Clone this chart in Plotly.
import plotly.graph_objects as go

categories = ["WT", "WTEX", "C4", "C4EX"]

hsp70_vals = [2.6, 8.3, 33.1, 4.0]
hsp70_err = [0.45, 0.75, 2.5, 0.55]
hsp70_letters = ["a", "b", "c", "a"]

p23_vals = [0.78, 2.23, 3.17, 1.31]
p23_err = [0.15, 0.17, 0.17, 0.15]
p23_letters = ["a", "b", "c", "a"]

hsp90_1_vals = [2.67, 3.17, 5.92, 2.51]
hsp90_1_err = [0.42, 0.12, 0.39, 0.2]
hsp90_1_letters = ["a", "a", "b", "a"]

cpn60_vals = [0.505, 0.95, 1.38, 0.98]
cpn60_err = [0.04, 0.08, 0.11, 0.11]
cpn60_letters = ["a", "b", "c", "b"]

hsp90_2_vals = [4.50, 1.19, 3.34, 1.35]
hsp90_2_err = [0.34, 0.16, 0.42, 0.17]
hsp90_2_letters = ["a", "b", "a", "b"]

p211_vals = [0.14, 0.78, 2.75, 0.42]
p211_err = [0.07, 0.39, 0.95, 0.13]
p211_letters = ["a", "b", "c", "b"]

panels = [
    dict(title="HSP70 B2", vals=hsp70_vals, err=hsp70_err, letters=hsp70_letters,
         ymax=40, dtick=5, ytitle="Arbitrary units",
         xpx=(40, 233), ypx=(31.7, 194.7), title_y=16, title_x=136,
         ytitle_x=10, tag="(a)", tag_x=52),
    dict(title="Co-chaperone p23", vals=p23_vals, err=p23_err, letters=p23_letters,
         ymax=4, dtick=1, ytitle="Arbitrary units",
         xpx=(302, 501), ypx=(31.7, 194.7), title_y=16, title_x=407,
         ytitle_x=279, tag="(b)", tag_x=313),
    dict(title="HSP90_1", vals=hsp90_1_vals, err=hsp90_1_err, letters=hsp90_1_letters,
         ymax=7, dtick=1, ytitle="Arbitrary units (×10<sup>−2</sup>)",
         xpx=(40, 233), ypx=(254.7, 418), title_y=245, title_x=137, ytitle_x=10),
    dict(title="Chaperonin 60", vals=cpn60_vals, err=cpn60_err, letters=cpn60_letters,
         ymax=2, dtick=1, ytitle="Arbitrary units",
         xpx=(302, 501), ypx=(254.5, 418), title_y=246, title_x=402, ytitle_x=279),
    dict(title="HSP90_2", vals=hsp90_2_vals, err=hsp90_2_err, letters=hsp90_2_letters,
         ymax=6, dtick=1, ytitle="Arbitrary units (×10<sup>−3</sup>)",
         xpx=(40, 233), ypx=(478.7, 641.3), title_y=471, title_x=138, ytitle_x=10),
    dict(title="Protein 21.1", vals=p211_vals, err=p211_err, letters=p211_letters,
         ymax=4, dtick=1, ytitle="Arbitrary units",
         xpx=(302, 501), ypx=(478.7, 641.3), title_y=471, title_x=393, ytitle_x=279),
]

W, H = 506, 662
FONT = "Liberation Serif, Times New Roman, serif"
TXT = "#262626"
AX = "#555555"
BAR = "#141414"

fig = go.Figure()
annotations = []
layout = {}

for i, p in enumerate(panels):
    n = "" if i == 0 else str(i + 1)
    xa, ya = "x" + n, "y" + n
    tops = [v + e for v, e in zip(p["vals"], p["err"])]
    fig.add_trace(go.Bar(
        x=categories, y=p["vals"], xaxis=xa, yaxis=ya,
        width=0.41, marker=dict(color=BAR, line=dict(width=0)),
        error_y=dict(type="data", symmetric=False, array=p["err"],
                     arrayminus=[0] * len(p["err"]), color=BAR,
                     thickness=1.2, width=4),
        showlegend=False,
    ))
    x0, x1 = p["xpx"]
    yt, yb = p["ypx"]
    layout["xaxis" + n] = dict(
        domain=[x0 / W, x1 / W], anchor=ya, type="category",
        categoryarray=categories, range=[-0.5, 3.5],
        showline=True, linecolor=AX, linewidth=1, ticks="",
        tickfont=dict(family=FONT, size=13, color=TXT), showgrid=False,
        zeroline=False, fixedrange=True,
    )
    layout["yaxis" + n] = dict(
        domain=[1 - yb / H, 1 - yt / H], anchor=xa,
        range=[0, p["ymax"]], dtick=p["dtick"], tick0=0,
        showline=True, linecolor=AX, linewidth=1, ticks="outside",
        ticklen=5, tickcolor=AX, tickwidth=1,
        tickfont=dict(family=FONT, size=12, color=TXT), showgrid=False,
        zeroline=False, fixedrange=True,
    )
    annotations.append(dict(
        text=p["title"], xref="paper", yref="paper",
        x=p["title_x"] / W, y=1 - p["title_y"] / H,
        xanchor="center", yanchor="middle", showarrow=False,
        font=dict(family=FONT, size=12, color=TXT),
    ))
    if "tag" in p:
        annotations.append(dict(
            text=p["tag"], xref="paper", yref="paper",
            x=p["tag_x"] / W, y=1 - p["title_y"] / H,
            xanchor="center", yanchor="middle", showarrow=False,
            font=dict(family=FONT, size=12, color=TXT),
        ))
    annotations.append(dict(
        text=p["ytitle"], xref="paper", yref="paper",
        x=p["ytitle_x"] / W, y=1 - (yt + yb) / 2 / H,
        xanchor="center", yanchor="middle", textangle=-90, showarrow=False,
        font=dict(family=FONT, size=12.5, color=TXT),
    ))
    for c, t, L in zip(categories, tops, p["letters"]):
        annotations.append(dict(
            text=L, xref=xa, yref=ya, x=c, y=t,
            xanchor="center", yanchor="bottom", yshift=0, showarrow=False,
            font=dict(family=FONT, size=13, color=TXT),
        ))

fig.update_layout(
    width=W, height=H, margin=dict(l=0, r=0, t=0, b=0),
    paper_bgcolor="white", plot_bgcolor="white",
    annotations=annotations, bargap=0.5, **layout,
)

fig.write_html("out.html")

====

■ What needs to be done:
Retype the whole listing above exactly.

■ Solution for this task:
Clone this chart in Plotly.
import plotly.graph_objects as go

categories = ["WT", "WTEX", "C4", "C4EX"]

hsp70_vals = [2.6, 8.3, 33.1, 4.0]
hsp70_err = [0.45, 0.75, 2.5, 0.55]
hsp70_letters = ["a", "b", "c", "a"]

p23_vals = [0.78, 2.23, 3.17, 1.31]
p23_err = [0.15, 0.17, 0.17, 0.15]
p23_letters = ["a", "b", "c", "a"]

hsp90_1_vals = [2.67, 3.17, 5.92, 2.51]
hsp90_1_err = [0.42, 0.12, 0.39, 0.2]
hsp90_1_letters = ["a", "a", "b", "a"]

cpn60_vals = [0.505, 0.95, 1.38, 0.98]
cpn60_err = [0.04, 0.08, 0.11, 0.11]
cpn60_letters = ["a", "b", "c", "b"]

hsp90_2_vals = [4.50, 1.19, 3.34, 1.35]
hsp90_2_err = [0.34, 0.16, 0.42, 0.17]
hsp90_2_letters = ["a", "b", "a", "b"]

p211_vals = [0.14, 0.78, 2.75, 0.42]
p211_err = [0.07, 0.39, 0.95, 0.13]
p211_letters = ["a", "b", "c", "b"]

panels = [
    dict(title="HSP70 B2", vals=hsp70_vals, err=hsp70_err, letters=hsp70_letters,
         ymax=40, dtick=5, ytitle="Arbitrary units",
         xpx=(40, 233), ypx=(31.7, 194.7), title_y=16, title_x=136,
         ytitle_x=10, tag="(a)", tag_x=52),
    dict(title="Co-chaperone p23", vals=p23_vals, err=p23_err, letters=p23_letters,
         ymax=4, dtick=1, ytitle="Arbitrary units",
         xpx=(302, 501), ypx=(31.7, 194.7), title_y=16, title_x=407,
         ytitle_x=279, tag="(b)", tag_x=313),
    dict(title="HSP90_1", vals=hsp90_1_vals, err=hsp90_1_err, letters=hsp90_1_letters,
         ymax=7, dtick=1, ytitle="Arbitrary units (×10<sup>−2</sup>)",
         xpx=(40, 233), ypx=(254.7, 418), title_y=245, title_x=137, ytitle_x=10),
    dict(title="Chaperonin 60", vals=cpn60_vals, err=cpn60_err, letters=cpn60_letters,
         ymax=2, dtick=1, ytitle="Arbitrary units",
         xpx=(302, 501), ypx=(254.5, 418), title_y=246, title_x=402, ytitle_x=279),
    dict(title="HSP90_2", vals=hsp90_2_vals, err=hsp90_2_err, letters=hsp90_2_letters,
         ymax=6, dtick=1, ytitle="Arbitrary units (×10<sup>−3</sup>)",
         xpx=(40, 233), ypx=(478.7, 641.3), title_y=471, title_x=138, ytitle_x=10),
    dict(title="Protein 21.1", vals=p211_vals, err=p211_err, letters=p211_letters,
         ymax=4, dtick=1, ytitle="Arbitrary units",
         xpx=(302, 501), ypx=(478.7, 641.3), title_y=471, title_x=393, ytitle_x=279),
]

W, H = 506, 662
FONT = "Liberation Serif, Times New Roman, serif"
TXT = "#262626"
AX = "#555555"
BAR = "#141414"

fig = go.Figure()
annotations = []
layout = {}

for i, p in enumerate(panels):
    n = "" if i == 0 else str(i + 1)
    xa, ya = "x" + n, "y" + n
    tops = [v + e for v, e in zip(p["vals"], p["err"])]
    fig.add_trace(go.Bar(
        x=categories, y=p["vals"], xaxis=xa, yaxis=ya,
        width=0.41, marker=dict(color=BAR, line=dict(width=0)),
        error_y=dict(type="data", symmetric=False, array=p["err"],
                     arrayminus=[0] * len(p["err"]), color=BAR,
                     thickness=1.2, width=4),
        showlegend=False,
    ))
    x0, x1 = p["xpx"]
    yt, yb = p["ypx"]
    layout["xaxis" + n] = dict(
        domain=[x0 / W, x1 / W], anchor=ya, type="category",
        categoryarray=categories, range=[-0.5, 3.5],
        showline=True, linecolor=AX, linewidth=1, ticks="",
        tickfont=dict(family=FONT, size=13, color=TXT), showgrid=False,
        zeroline=False, fixedrange=True,
    )
    layout["yaxis" + n] = dict(
        domain=[1 - yb / H, 1 - yt / H], anchor=xa,
        range=[0, p["ymax"]], dtick=p["dtick"], tick0=0,
        showline=True, linecolor=AX, linewidth=1, ticks="outside",
        ticklen=5, tickcolor=AX, tickwidth=1,
        tickfont=dict(family=FONT, size=12, color=TXT), showgrid=False,
        zeroline=False, fixedrange=True,
    )
    annotations.append(dict(
        text=p["title"], xref="paper", yref="paper",
        x=p["title_x"] / W, y=1 - p["title_y"] / H,
        xanchor="center", yanchor="middle", showarrow=False,
        font=dict(family=FONT, size=12, color=TXT),
    ))
    if "tag" in p:
        annotations.append(dict(
            text=p["tag"], xref="paper", yref="paper",
            x=p["tag_x"] / W, y=1 - p["title_y"] / H,
            xanchor="center", yanchor="middle", showarrow=False,
            font=dict(family=FONT, size=12, color=TXT),
        ))
    annotations.append(dict(
        text=p["ytitle"], xref="paper", yref="paper",
        x=p["ytitle_x"] / W, y=1 - (yt + yb) / 2 / H,
        xanchor="center", yanchor="middle", textangle=-90, showarrow=False,
        font=dict(family=FONT, size=12.5, color=TXT),
    ))
    for c, t, L in zip(categories, tops, p["letters"]):
        annotations.append(dict(
            text=L, xref=xa, yref=ya, x=c, y=t,
            xanchor="center", yanchor="bottom", yshift=0, showarrow=False,
            font=dict(family=FONT, size=13, color=TXT),
        ))

fig.update_layout(
    width=W, height=H, margin=dict(l=0, r=0, t=0, b=0),
    paper_bgcolor="white", plot_bgcolor="white",
    annotations=annotations, bargap=0.5, **layout,
)

fig.write_html("out.html")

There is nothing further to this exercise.